Salon's always excellent Mary Elizabeth Williams has a blog today on Time Magazine's provocative new cover article, Are You Mom Enough? which is, as Williams points out,"accompanied, by the way, by a picture of a hot blonde and her 3-year-old son standing on a chair to suckle her breast. " (Partial image below). The article is one salvo in a flurry of what seem to be recent competing essays on "attachment parenting," and is the latest battle in the so-called "Mommy Wars." Sigh.
The question that always arises for me in discussions of "trends" in parenting is this: Whose need gets met? Parents have the power in the relationship, and too often it's their needs that are being met.
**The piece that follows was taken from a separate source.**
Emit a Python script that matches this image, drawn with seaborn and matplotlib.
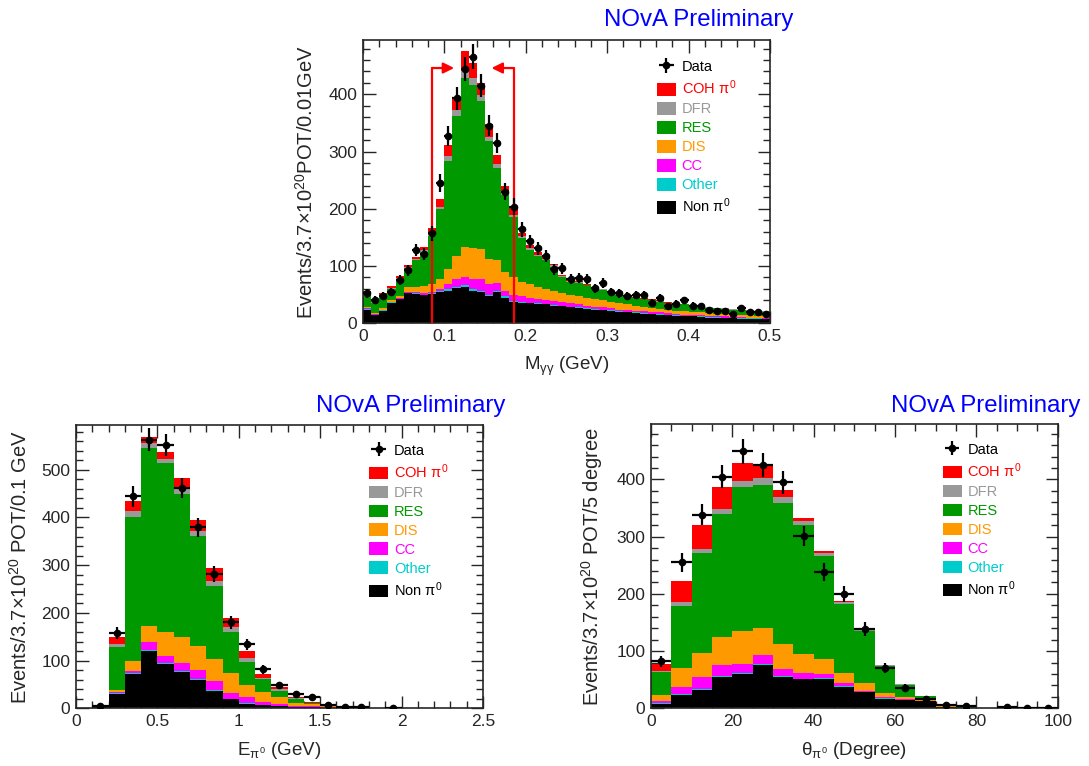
import matplotlib
matplotlib.use('Agg')
import matplotlib.pyplot as plt
from matplotlib.patches import Patch
from matplotlib.ticker import MultipleLocator
import seaborn as sns
import numpy as np
import pandas as pd

# --- M_gg panel (0.01 GeV bins, 0 - 0.5) ---
mgg_data = [52, 41, 48, 55, 76, 93, 128, 121, 157, 245, 327, 393, 444, 466, 415, 345, 315, 230, 204, 164,
            143, 131, 117, 94, 96, 77, 79, 77, 61, 70, 55, 52, 47, 50, 50, 36, 45, 30, 34, 40,
            31, 30, 24, 22, 22, 16, 26, 19, 19, 16]
mgg_nonpi0 = [24, 14, 22, 36, 42, 52, 51, 49, 51, 54, 57, 61, 64, 57, 55, 48, 54, 45, 38, 36,
              35, 34, 33, 31, 30, 28, 27, 25, 24, 23, 22, 20, 19, 18, 17, 16, 15, 14, 13, 12,
              12, 11, 10, 10, 9, 9, 8, 8, 8, 7]
mgg_other = [1, 1, 1, 1, 1, 1, 1, 1, 1, 2, 2, 2, 2, 2, 2, 2, 2, 2, 1, 1,
             1, 1, 1, 1, 1, 1, 1, 1, 1, 1, 1, 1, 1, 1, 1, 1, 1, 1, 1, 1,
             1, 1, 1, 1, 1, 1, 1, 1, 1, 1]
mgg_cc = [1, 1, 1, 1, 1, 2, 2, 2, 3, 4, 10, 14, 14, 18, 20, 19, 15, 10, 11, 10,
          9, 8, 7, 7, 6, 6, 5, 5, 4, 4, 3, 3, 3, 3, 3, 3, 3, 3, 2, 2,
          2, 2, 2, 2, 2, 1, 2, 1, 1, 1]
mgg_dis = [2, 2, 2, 2, 3, 8, 10, 13, 13, 18, 26, 41, 53, 55, 53, 44, 40, 33, 30, 25,
           23, 20, 19, 17, 16, 15, 14, 13, 13, 12, 11, 11, 10, 9, 8, 7, 6, 6, 6, 6,
           5, 5, 5, 4, 4, 4, 3, 4, 3, 4]
mgg_res = [24, 17, 21, 20, 30, 33, 46, 60, 84, 122, 188, 244, 295, 284, 258, 205, 161, 134, 106, 77,
           60, 55, 50, 43, 28, 22, 24, 22, 19, 18, 16, 15, 13, 13, 13, 13, 13, 11, 12, 12,
           11, 10, 9, 9, 9, 9, 9, 8, 8, 7]
mgg_dfr = [2, 2, 2, 2, 2, 2, 2, 3, 2, 4, 9, 10, 12, 12, 10, 8, 6, 4, 3, 3,
           3, 2, 2, 2, 2, 1, 1, 1, 1, 1, 1, 1, 1, 1, 1, 1, 1, 1, 1, 1,
           1, 1, 1, 1, 1, 1, 1, 1, 1, 1]
mgg_coh = [3, 3, 3, 3, 4, 4, 4, 5, 12, 14, 20, 21, 35, 27, 22, 22, 16, 11, 12, 6,
           5, 4, 3, 2, 2, 2, 1, 1, 1, 1, 1, 1, 1, 1, 1, 1, 1, 1, 0, 0,
           0, 0, 0, 0, 0, 0, 0, 0, 0, 0]
# selection window drawn as red arrows
mgg_cut_low = 0.085
mgg_cut_high = 0.185
mgg_arrow_y = 446
mgg_arrow_tip_low = 0.112
mgg_arrow_tip_high = 0.158

# --- E_pi0 panel (0.1 GeV bins, 0 - 2.5) ---
epi_data = [0, 5, 157, 444, 563, 552, 462, 379, 282, 180, 134, 82, 48, 30, 24, 8, 3, 2, 0, 1, 0, 0, 0, 0, 0]
epi_nonpi0 = [0, 2, 31, 72, 120, 92, 76, 59, 37, 19, 10, 7, 5, 3, 2, 1, 1, 1, 1, 0, 0, 0, 0, 0, 0]
epi_other = [0, 0, 1, 2, 2, 2, 3, 2, 2, 1, 1, 0, 0, 0, 0, 0, 0, 0, 0, 0, 0, 0, 0, 0, 0]
epi_cc = [0, 0, 2, 5, 16, 16, 17, 19, 18, 13, 12, 7, 4, 2, 2, 1, 0, 0, 0, 0, 0, 0, 0, 0, 0]
epi_dis = [0, 0, 4, 20, 35, 50, 54, 51, 46, 40, 25, 20, 15, 7, 5, 3, 1, 1, 0, 0, 0, 0, 0, 0, 0]
epi_res = [0, 2, 91, 303, 372, 355, 300, 231, 154, 88, 50, 27, 12, 7, 2, 1, 1, 0, 0, 0, 0, 0, 0, 0, 0]
epi_dfr = [0, 0, 6, 11, 11, 7, 9, 9, 10, 10, 7, 3, 4, 2, 1, 0, 0, 0, 0, 0, 0, 0, 0, 0, 0]
epi_coh = [0, 1, 15, 22, 12, 15, 24, 24, 27, 18, 15, 7, 5, 3, 1, 1, 0, 0, 0, 0, 0, 0, 0, 0, 0]

# --- theta_pi0 panel (5 degree bins, 0 - 100) ---
th_data = [82, 255, 338, 405, 449, 425, 395, 301, 238, 200, 139, 70, 36, 17, 6, 4, 0, 2, 1, 1]
th_nonpi0 = [8, 24, 32, 54, 60, 75, 54, 51, 52, 38, 28, 17, 15, 12, 3, 1, 1, 1, 0, 0]
th_other = [2, 1, 1, 2, 2, 2, 2, 1, 1, 1, 1, 1, 0, 0, 0, 0, 0, 0, 0, 0]
th_cc = [3, 13, 21, 19, 15, 16, 12, 9, 7, 5, 2, 2, 2, 1, 0, 0, 0, 0, 0, 0]
th_dis = [10, 32, 42, 50, 58, 48, 44, 34, 26, 17, 13, 7, 2, 2, 1, 0, 0, 0, 0, 0]
th_res = [40, 109, 176, 214, 251, 250, 247, 225, 181, 122, 92, 47, 22, 7, 4, 2, 0, 0, 0, 0]
th_dfr = [3, 7, 7, 10, 12, 12, 10, 7, 5, 3, 2, 1, 1, 0, 0, 0, 0, 0, 0, 0]
th_coh = [11, 36, 42, 37, 30, 24, 12, 6, 3, 1, 1, 1, 0, 0, 0, 0, 0, 0, 0, 0]

# stacking order: first entry drawn on top
comp_names = ['COH $\\pi^{0}$', 'DFR', 'RES', 'DIS', 'CC', 'Other', 'Non $\\pi^{0}$']
comp_colors = ['#ff0000', '#999999', '#009900', '#ff9900', '#ff00ff', '#00cccc', '#000000']

sns.set_style('ticks')
plt.rcParams['font.family'] = ['Liberation Sans', 'DejaVu Sans']
plt.rcParams['mathtext.fontset'] = 'custom'
plt.rcParams['mathtext.rm'] = 'Liberation Sans'
plt.rcParams['mathtext.it'] = 'Liberation Sans'
plt.rcParams['axes.linewidth'] = 1.2


def draw_panel(ax, edges, comps, data, xlabel, ylabel, ymax, xmajor, xminor, leg_x, leg_y):
    centers = (edges[:-1] + edges[1:]) / 2
    frames = []
    for name, vals in zip(comp_names, comps):
        frames.append(pd.DataFrame({'x': centers, 'w': vals, 'comp': name}))
    df = pd.concat(frames, ignore_index=True)
    sns.histplot(data=df, x='x', weights='w', hue='comp', hue_order=comp_names,
                 palette=dict(zip(comp_names, comp_colors)), multiple='stack', bins=list(edges),
                 element='step', fill=True, alpha=1, linewidth=0, legend=False, ax=ax)

    data = np.array(data, dtype=float)
    mask = data > 0
    half = (edges[1] - edges[0]) / 2
    eb = ax.errorbar(centers[mask], data[mask], xerr=half, yerr=np.sqrt(data[mask]),
                     fmt='o', color='black', ms=4.5, elinewidth=1.6, capsize=0, zorder=10)

    ax.set_xlim(edges[0], edges[-1])
    ax.set_ylim(0, ymax)
    ax.set_xlabel(xlabel, fontsize=13.5, labelpad=8)
    ax.set_ylabel(ylabel, fontsize=14.5, labelpad=8)
    ax.xaxis.set_major_locator(MultipleLocator(xmajor))
    ax.xaxis.set_minor_locator(MultipleLocator(xminor))
    ax.yaxis.set_major_locator(MultipleLocator(100))
    ax.yaxis.set_minor_locator(MultipleLocator(20))
    ax.tick_params(which='both', direction='in', top=True, right=True, labelsize=12.5, width=1)
    ax.tick_params(which='major', length=9, pad=4)
    ax.tick_params(which='minor', length=5)
    ax.xaxis.set_major_formatter(matplotlib.ticker.FuncFormatter(lambda v, p: ('%g' % v)))

    handles = [eb] + [Patch(facecolor=c, edgecolor='none') for c in comp_colors]
    labels = ['Data'] + comp_names
    leg = ax.legend(handles, labels, loc='upper left', bbox_to_anchor=(leg_x, leg_y),
                    frameon=False, fontsize=10.5, handlelength=1.3, handleheight=0.95,
                    labelspacing=0.32, handletextpad=0.4, borderpad=0, borderaxespad=0)
    for txt, c in zip(leg.get_texts(), ['#000000'] + comp_colors):
        txt.set_color(c)
    return ax


fig = plt.figure(figsize=(10.89, 7.66), dpi=100)

ax_top = fig.add_axes([0.3333, 0.5780, 0.3737, 0.3698])
draw_panel(ax_top, np.linspace(0, 0.5, 51),
           [mgg_coh, mgg_dfr, mgg_res, mgg_dis, mgg_cc, mgg_other, mgg_nonpi0], mgg_data,
           'M$_{\\gamma\\gamma}$ (GeV)', 'Events/3.7$\\times$10$^{20}$POT/0.01GeV',
           495, 0.1, 0.02, 0.722, 0.93)
# red selection arrows
for cut, tip in [(mgg_cut_low, mgg_arrow_tip_low), (mgg_cut_high, mgg_arrow_tip_high)]:
    ax_top.plot([cut, cut], [0, mgg_arrow_y], color='red', lw=1.6, zorder=5)
    ax_top.annotate('', xy=(tip, mgg_arrow_y), xytext=(cut, mgg_arrow_y),
                    arrowprops=dict(arrowstyle='-|>', color='red', lw=1.6,
                                    mutation_scale=16, shrinkA=0, shrinkB=0), zorder=5)

ax_bl = fig.add_axes([0.0698, 0.0753, 0.3737, 0.3700])
draw_panel(ax_bl, np.linspace(0, 2.5, 26),
           [epi_coh, epi_dfr, epi_res, epi_dis, epi_cc, epi_other, epi_nonpi0], epi_data,
           'E$_{\\pi^{0}}$ (GeV)', 'Events/3.7$\\times$10$^{20}$ POT/0.1 GeV',
           594, 0.5, 0.1, 0.72, 0.935)

ax_br = fig.add_axes([0.5978, 0.0753, 0.3735, 0.3712])
draw_panel(ax_br, np.linspace(0, 100, 21),
           [th_coh, th_dfr, th_res, th_dis, th_cc, th_other, th_nonpi0], th_data,
           '$\\theta_{\\pi^{0}}$ (Degree)', 'Events/3.7$\\times$10$^{20}$ POT/5 degree',
           497, 20, 5, 0.717, 0.935)

title_kw = dict(color='#0000ff', fontsize=17.3, ha='right', va='baseline')
fig.text(793 / 1089, 1 - 26 / 766, 'NOvA Preliminary', **title_kw)
fig.text(505 / 1089, 1 - 412 / 766, 'NOvA Preliminary', **title_kw)
fig.text(1080 / 1089, 1 - 412 / 766, 'NOvA Preliminary', **title_kw)

fig.savefig('out.png', dpi=100)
Disclaimer: I am a grandmother now, but the first time I put my first son to my breast, I had a sexual thrill as if a hot wire had been run from my nipple to my clitoris and the switch turned full ON. To "eleven." I despaired of ever being able to tolerate such an intensely sexual feeling every time my son needed to be fed, but thankfully it faded to a bearably pleasant sensation rather quickly. I know how good breastfeeding feels, and how profoundly it is entwined with sex. I also know how good it is for infants. I breastfed all three of my sons.
As a young mother, I had a friend whose son was the same age as mine; we were both breastfeeding and happy about it, but I felt uncomfortable when, in the playground or in a department store, she would pull up her shirt and ask her already ambulatory son, "Craig-y . . . wanna suck?" Especially when there were young men nearby in the playground shooting hoops, or male salespeople in the store turning bright red . . . I remember asking myself "Who is nursing whom?"
I agree with Hanna Roisin that the cult of attachment parenting is creepy, as is the extension of breastfeeding into the toddler years. I was as hip and crunchy as it was possible to be in the 70s, with my Lamaze classes, my Earth shoes, and my hand-cranked baby-food mill. But attachment parenting reminds me of that awful young mother I knew back in those days, and I wonder once again, "who's nursing whom? Whose needs are getting met?"